The ethos of the exposition at certain points resonate and harmonize with the spirit of the book on Jangarh and at other times take a self-determining course to generate unique visual experiences.

“Jangarh Singh, a young Pardhan artist with an inborn genius for drawing and painting and modelling … was “discovered” when the walls of his hut were found to be covered with paintings done by him”, J. Swaminathan once stated, to what Dr. Jain points out, “The term ‘discovery’ as applied to encountering works by indigenous or vernacular artists by ethnographers, art historians and what Jangarh would call sheheri (urban) artists further stresses the hierarchised binary between the two and, concomitantly, the power relation inherent to the dynamic between the invasive ‘discoverer’ and the passive ‘discovered’, more explicitly visible in the histories of colonial voyages and geographical discoveries”.

One of his works from the late 1980s depict a serpent supporting the animate earth on its head where the stylized form is shaped out of numerous dots. Jangarh introduced this entirely new style which generated a narrative instead of portraying a singular deity. Adding layers of chronicles to his subject, Jangarh often drew from the social and cultural changes that he observed around.

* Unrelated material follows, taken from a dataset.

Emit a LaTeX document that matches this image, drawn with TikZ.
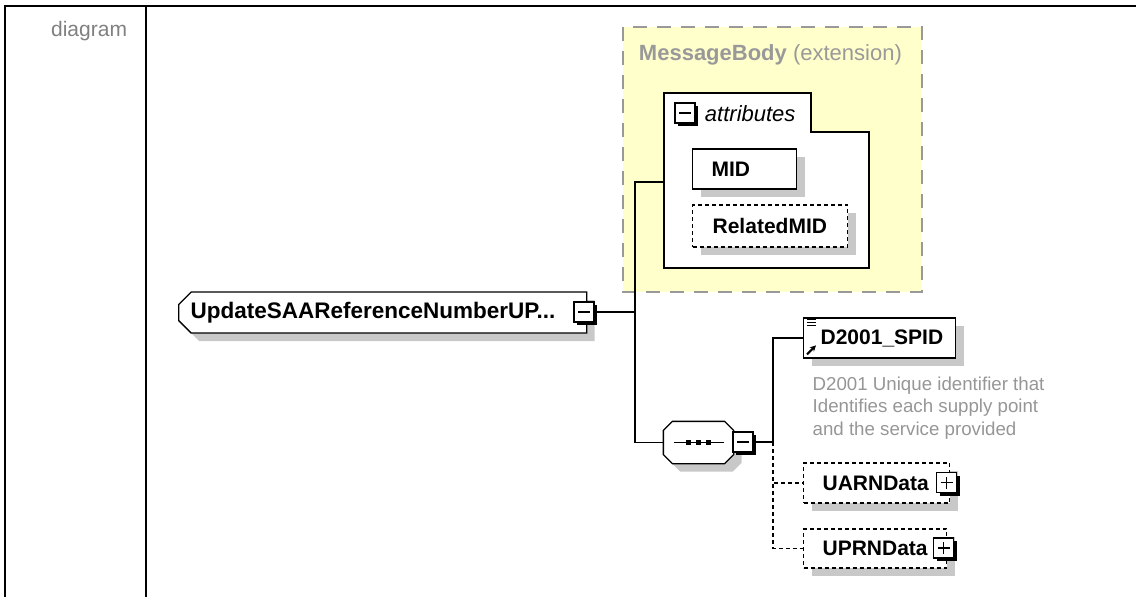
\documentclass[tikz,border=0pt]{standalone}
\usepackage{fontspec}
\setmainfont{Liberation Sans}
\usetikzlibrary{shapes.misc,shadows,arrows.meta}
\definecolor{extfill}{RGB}{255,255,204}
\definecolor{extline}{RGB}{153,153,153}
\definecolor{shade}{RGB}{200,200,200}
\definecolor{note}{RGB}{150,150,150}
\begin{document}
\begin{tikzpicture}[x=1pt, y=-1pt, line width=1.3pt,
    namefont/.style={font=\fontsize{21}{24}\selectfont\bfseries},
    softshadow/.style={drop shadow={shadow xshift=8pt, shadow yshift=-8pt, fill=shade, opacity=1, draw=none}},
    box/.style={draw, fill=white, namefont, inner ysep=0pt, minimum height=40pt, align=left, anchor=west, softshadow},
    optbox/.style={box, dash pattern=on 4pt off 3pt},
    elembox/.style={box, chamfered rectangle, chamfered rectangle xsep=9pt},
    expander/.style={draw, fill=white, inner sep=0pt, minimum size=20pt, line width=1.2pt,
        drop shadow={shadow xshift=3pt, shadow yshift=-3pt, fill=black, opacity=1}},
    minus/.style={expander, path picture={
        \draw[line width=1.2pt] ([xshift=4pt]path picture bounding box.west) -- ([xshift=-4pt]path picture bounding box.east);}},
    plus/.style={expander, path picture={
        \draw[line width=1.2pt] ([xshift=4pt]path picture bounding box.west) -- ([xshift=-4pt]path picture bounding box.east);
        \draw[line width=1.2pt] ([yshift=4pt]path picture bounding box.south) -- ([yshift=-4pt]path picture bounding box.north);}}]
\useasboundingbox (0,0) rectangle (1136,597);

% table frame
\draw[line width=2pt] (5,597) -- (5,6) -- (1136,6);
\draw[line width=2pt] (146,6) -- (146,597);
\node[anchor=east, text=gray, font=\fontsize{21}{24}\selectfont] (lbl) at (131,31) {diagram};

% extension base
\draw[fill=extfill, draw=extline, line width=2pt, dash pattern=on 14pt off 10pt] (623,27) rectangle (922,292);
\node[anchor=west, text=extline, font=\fontsize{22}{24}\selectfont] (extlbl) at (635,55) {\textbf{MessageBody} (extension)};

% attributes group
\draw[fill=white] (664,93) -- (811,93) -- (811,132) -- (869,132) -- (869,268) -- (664,268) -- cycle;
\node[minus] (attx) at (685,113) {};
\node[anchor=west, font=\fontsize{22}{24}\selectfont\itshape] (attlbl) at (701,114) {attributes};
\coordinate (attin) at (664,182);
\node[box, inner xsep=19pt, text width=66pt] (mid) at (692,169) {MID};
\node[optbox, inner xsep=20pt, text width=115pt, minimum height=42pt] (relmid) at (692,226) {RelatedMID};

% root element
\node[elembox, chamfered rectangle corners={north west,south west}, inner xsep=3pt, text width=384pt, minimum height=41pt,
    font=\fontsize{22.5}{24}\selectfont\bfseries] (upd) at (178,312.5) {UpdateSAAReferenceNumberUP...};
\node[minus] (updx) at (584,312) {};
\coordinate (j1) at (635,312);
\draw (updx.east) -- (j1) |- (attin);

% sequence
\node[minimum width=69pt, minimum height=41pt, inner sep=0pt] (seq) at (698.5,442.5) {};
\draw[fill=white, softshadow] ([xshift=9pt]seq.north west) -- ([xshift=-9pt]seq.north east) -- ([yshift=-9pt]seq.north east)
    -- ([yshift=9pt]seq.south east) -- ([xshift=-9pt]seq.south east) -- ([xshift=9pt]seq.south west)
    -- ([yshift=9pt]seq.south west) -- ([yshift=-9pt]seq.north west) -- cycle;
\draw ([xshift=-25pt]seq.center) -- ([xshift=25pt]seq.center);
\foreach \d in {-10,0,10}
    \fill ([xshift=\d pt]seq.center) +(-2.6,-2.6) rectangle +(2.6,2.6);
\node[minus] (seqx) at (743,442) {};
\draw (j1) |- (seq.west);
\coordinate (j2) at (773,442);

% children
\node[box, inner xsep=17pt, text width=118pt] (spid) at (803,338) {D2001\_SPID};
\draw[line width=1.2pt] \foreach \t in {2.5,5.5,8.5} {([shift={(4,\t)}]spid.north west) -- ++(9,0)};
\draw[-{Stealth[length=6pt,width=6pt]}, line width=2pt] ([shift={(4,37)}]spid.north west) -- ++(9,-9);
\node[anchor=north west, align=left, inner sep=0pt, text=note, font=\fontsize{18.7}{22.5}\selectfont] (spiddoc) at (812,376)
    {D2001 Unique identifier that\\Identifies each supply point\\and the service provided};
\node[optbox, inner xsep=19pt, text width=108pt] (uarn) at (803,483) {UARNData};
\node[plus] (uarnx) at (946.5,482.5) {};
\node[optbox, inner xsep=19pt, text width=105pt, minimum height=39pt] (uprn) at (803,548.5) {UPRNData};
\node[plus] (uprnx) at (943.5,548) {};

\draw (seqx.east) -- (j2) |- (spid.west);
\draw[dash pattern=on 4pt off 3pt] (j2) |- (uarn.west);
\draw[dash pattern=on 4pt off 3pt] (j2) |- (uprn.west);
\end{tikzpicture}
\end{document}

His earliest commission work from 1996, is a massive exterior mural covering 6500 square feet in Vidhan Bhavan, Bhopal, in which he was assisted technically by Ashis Swamy, a theatre associate and a trained artist from Santiniketan. This mural was the first of its kind done by Jangarh. He populated the pictorial ground with his gods, the vegetation and creatures embedded in his memory to which he added a colossal aeroplane and a leaping tiger. The vast and charming painterly space of the murals both predicted and determined the large scale of the images and propelled him to add more.

Jangarh Singh Shyam
Image courtesy: Jyotindra Jain

Another work depicting a young boy playing flute, done in acrylic on canvas from the mid-90s, is a rare painting. It talks of a young boy seated amongst animals under a tree playing his flute. The tree hosts birds, a beehive and a large cobra, which too appears mesmerised with the tune of the flute. The painting is unconventionally divided in diagonal spaces with in which the central protagonist, according to Jyotindra Jain could also be a possible representation of the artist himself.

Jangarh Singh Shyam
ca. mid 1990s
Acrylic on canvas
Collection and image courtesy: Mark Tully and Gillian Wright, New Delhi

Raised with powerful sensibilities that were shaped by his memories from Patangarh, a place which he left behind, Jangarh created, a huge body of artworks in over two decades. His works are inhabited by gods and demons, shamans and priests, birds and beasts and sometimes creatures that dwell in imaginations. Thus the entire realm of memories that had remained dormant in his mind came alive through his imageries, as response to the new and alluring space of the paper, canvas or the walls that ‘he turned into a vast and unique conjuror’s archive’, says Dr Jain.